Tuesday, September 30, 2008
France's New Craze: The Literary Smackdown
The French publisher Flammarion kickstarted what looks to be a trend by commissioning an exchange of letters between sworn enemies, the novelistic uber-cynic Michel Houellebecq and philosopher-king Bernard-Henri Levy.
The book is appropriately entitled Public Enemies and is getting a whopping 100,000 copy first printing, largely in the hope that it will attract enough interest to top the other 630 books being published during la rentree litteraire.
Publishers: Take note. This could be the start of an entirely new genre. John Thronhill, Paris editor of the Financial Times certainly thinks so.
The whole idea strikes me as a return to the days when book review letters-to-the editor pages were still must reads, largely because of the ongoing caustic exchanges between writers who couldn't stand the sight of each other and were often trying to sleep with each other's spouses.
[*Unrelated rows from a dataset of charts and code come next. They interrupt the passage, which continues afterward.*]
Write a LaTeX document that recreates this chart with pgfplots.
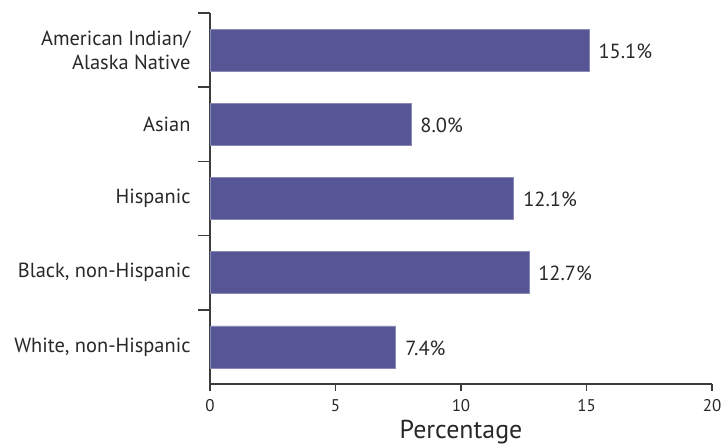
\documentclass[border=0pt]{standalone}
\usepackage{pgfplots}
\pgfplotsset{compat=1.18}
\usepackage{fontspec}
\setmainfont{PT Sans}
\definecolor{barblue}{RGB}{86,86,150}
\definecolor{txt}{RGB}{40,40,40}
\definecolor{axl}{RGB}{60,60,60}
\newcommand{\tl}[1]{\fontsize{17}{19}\selectfont #1}
\begin{document}
\begin{tikzpicture}
\begin{axis}[
  scale only axis,
  width=502bp, height=371bp,
  xbar, bar width=42bp,
  xmin=0, xmax=20,
  ymin=-0.5, ymax=4.5,
  axis x line=bottom, axis y line=left,
  axis line style={-, axl, line width=1.6bp},
  xtick={0,5,10,15,20},
  xticklabels={\tl{0},\tl{5},\tl{10},\tl{15},\tl{20}},
  ytick={0,1,2,3,4},
  yticklabels={White{,} non-Hispanic, Black{,} non-Hispanic, Hispanic, Asian, {American Indian/\\Alaska Native}},
  minor ytick={0.5,1.5,2.5,3.5,4.5},
  tick align=outside,
  major tick length=7bp,
  minor tick length=12bp,
  every tick/.style={axl, line width=1.4bp},
  major y tick style={draw=none},
  yticklabel style={align=right, font=\fontsize{20.5}{24}\selectfont, text=txt, xshift=-9bp},
  xticklabel style={text=txt, yshift=-5bp},
  /pgf/number format/assume math mode=true,
  xlabel={Percentage},
  xlabel style={font=\fontsize{26}{29}\selectfont, text=txt, yshift=-2bp},
  nodes near coords={\pgfmathprintnumber[fixed,fixed zerofill,precision=1]{\pgfplotspointmeta}\%},
  every node near coord/.append style={font=\fontsize{20.5}{24}\selectfont, text=txt, anchor=west, xshift=6bp, yshift=-1bp},
  clip=false,
]
\addplot[fill=barblue, draw=barblue!70!white, line width=0.5bp] coordinates {
  (7.4,0) (12.7,1) (12.1,2) (8.0,3) (15.1,4)
};
\end{axis}
\pgfresetboundingbox
\path[use as bounding box] (-210bp,-64bp) rectangle (511bp,384bp);
\end{tikzpicture}
\end{document}
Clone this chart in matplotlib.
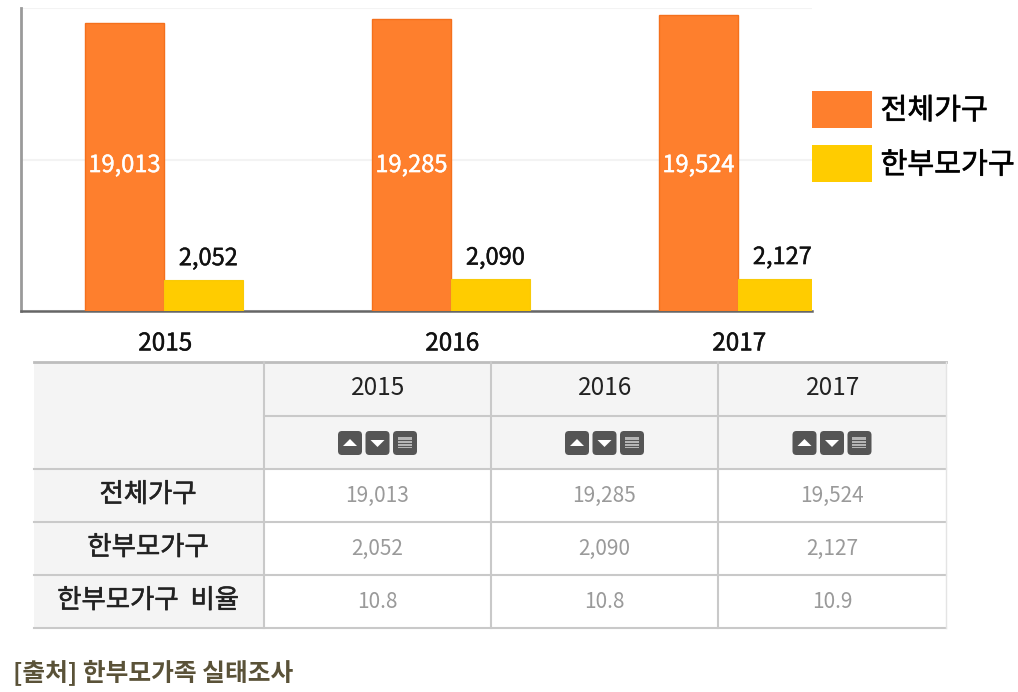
import matplotlib
matplotlib.use('Agg')
import matplotlib.pyplot as plt
import matplotlib.patheffects as pe
from matplotlib.patches import Rectangle, FancyBboxPatch, Polygon

plt.rcParams['font.family'] = ['Noto Sans CJK KR', 'DejaVu Sans']

# data
years = ['2015', '2016', '2017']
total = [19013, 19285, 19524]
single = [2052, 2090, 2127]
ratio = ['10.8', '10.8', '10.9']
names = ['전체가구', '한부모가구']
row_names = ['전체가구', '한부모가구', '한부모가구  비율']
source = '[출처] 한부모가족 실태조사'

W, H = 1018, 692
orange = '#fe7f2d'
yellow = '#ffcc00'
line_c = '#c9c9c9'
head_c = '#f4f4f4'


# the reference text is a bit heavier than regular
def heavy(color, lw=0.5):
    return [pe.withStroke(linewidth=lw, foreground=color)]


fig = plt.figure(figsize=(W / 100, H / 100), dpi=100)

# chart part
ax = fig.add_axes([21 / W, (H - 311) / H, 791 / W, 303 / H])
w = 0.275
xs = range(len(years))
ax.bar([x - w / 2 for x in xs], total, w, color=orange, edgecolor='#f4701c', linewidth=1,
       label=names[0], zorder=3)
ax.bar([x + w / 2 for x in xs], single, w, color=yellow, edgecolor='#f8ca08', linewidth=0.8,
       label=names[1], zorder=3)
ax.set_xlim(-0.498, 2.258)
ax.set_ylim(0, 20000)
ax.set_yticks([0, 10000, 20000])
ax.tick_params(axis='y', length=0, labelleft=False)
ax.tick_params(axis='x', length=0, pad=14)
ax.set_xticks([x + 0.005 for x in xs])
ax.set_xticklabels(years, fontsize=17.5, color='#111111', path_effects=heavy('#111111', 0.3))
ax.grid(axis='y', color='#f3f3f3', linewidth=1.5, zorder=0)
for s in ['top', 'right']:
    ax.spines[s].set_visible(False)
ax.spines['left'].set_color('#9a9a9a')
ax.spines['left'].set_linewidth(2)
ax.spines['bottom'].set_color('#666666')
ax.spines['bottom'].set_linewidth(1.8)

for x, t, s in zip(xs, total, single):
    ax.text(x - w / 2, 9600, f'{t:,}', color='white', fontsize=17, ha='center', va='center', zorder=4,
            path_effects=heavy('white', 0.3))
    ax.annotate(f'{s:,}', (x + w / 2, s), xytext=(3.5, 7), textcoords='offset points',
                fontsize=17, color='#111111', ha='center', va='bottom', zorder=4,
                annotation_clip=False, path_effects=heavy('#111111', 0.3))

leg = ax.legend(loc='upper left', bbox_to_anchor=(812 / W, (H - 91) / H), bbox_transform=fig.transFigure,
                frameon=False, fontsize=21, handlelength=2.05, handleheight=1.57, labelspacing=0.6,
                handletextpad=0.3, borderpad=0, borderaxespad=0)
for t in leg.get_texts():
    t.set_path_effects(heavy('#111111', 0.5))
for p in leg.get_patches():
    p.set_linewidth(0)

# table part, in pixel coordinates
tb = fig.add_axes([0, 0, 1, 1], zorder=-1)
tb.set_xlim(0, W)
tb.set_ylim(H, 0)
tb.axis('off')

col_x = [34, 264, 491, 718, 946]
row_y = [362, 416, 469, 522, 575, 628]

tb.add_patch(Rectangle((col_x[0], row_y[0]), col_x[1] - col_x[0], row_y[-1] - row_y[0], fc=head_c, ec='none'))
tb.add_patch(Rectangle((col_x[1], row_y[0]), col_x[-1] - col_x[1], row_y[2] - row_y[0], fc=head_c, ec='none'))

tb.plot([col_x[0], col_x[-1]], [row_y[0], row_y[0]], color='#bdbdbd', lw=2)
tb.plot([col_x[1], col_x[-1]], [row_y[1], row_y[1]], color=line_c, lw=1.5)
for y in row_y[2:]:
    tb.plot([col_x[0], col_x[-1]], [y, y], color=line_c, lw=1.5)
for x in col_x[1:4]:
    tb.plot([x, x], [row_y[0], row_y[-1]], color=line_c, lw=1.5)
tb.plot([col_x[-1], col_x[-1]], [row_y[0], row_y[-1]], color='#e4e4e4', lw=1)

for i, yr in enumerate(years):
    cx = (col_x[i + 1] + col_x[i + 2]) / 2
    tb.text(cx + 1, 388, yr, fontsize=17.5, color='#222222', ha='center', va='center')
    # sort buttons
    for j, dx in enumerate([-27.5, 0, 27.5]):
        bx = cx + dx
        tb.add_patch(FancyBboxPatch((bx - 10.5, 432.5), 21, 21, boxstyle='round,pad=1.5,rounding_size=4',
                                    fc='#555555', ec='none'))
        if j == 0:
            tb.add_patch(Polygon([(bx - 7, 446), (bx + 7, 446), (bx, 439)], fc='white', ec='none'))
        elif j == 1:
            tb.add_patch(Polygon([(bx - 7, 440), (bx + 7, 440), (bx, 447)], fc='white', ec='none'))
        else:
            tb.add_patch(Rectangle((bx - 7, 437), 14, 11, fc='#b5b5b5', ec='none'))
            for ly in [440, 443, 446]:
                tb.plot([bx - 7, bx + 7], [ly - 0.5, ly - 0.5], color='#555555', lw=0.7)
    vals = [f'{total[i]:,}', f'{single[i]:,}', ratio[i]]
    for k, v in enumerate(vals):
        tb.text(cx, (row_y[k + 2] + row_y[k + 3]) / 2, v, fontsize=15, color='#9a9a9a',
                ha='center', va='center')

for k, nm in enumerate(row_names):
    tb.text((col_x[0] + col_x[1]) / 2 - 1, (row_y[k + 2] + row_y[k + 3]) / 2 - 1, nm, fontsize=19,
            color='#222222', ha='center', va='center', path_effects=heavy('#222222', 0.4))

tb.text(13, 672, source, fontsize=17.8, color='#5a5238', fontweight='bold', ha='left', va='center')

fig.savefig('out.png', dpi=100)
It's just the sort of thing the late Norman Mailer excelled at.
Unfortunately, today so many writers are metaphorically already in-bed with each other -- recommending each other for awards, blurbs, academic residencies and generally keeping a closed, benighted circle. I suspect most publishers would struggle to entice two writers to really duke it out -- that is, unless they have truly titanic egos.
Tell me, who would you most like to see paired up?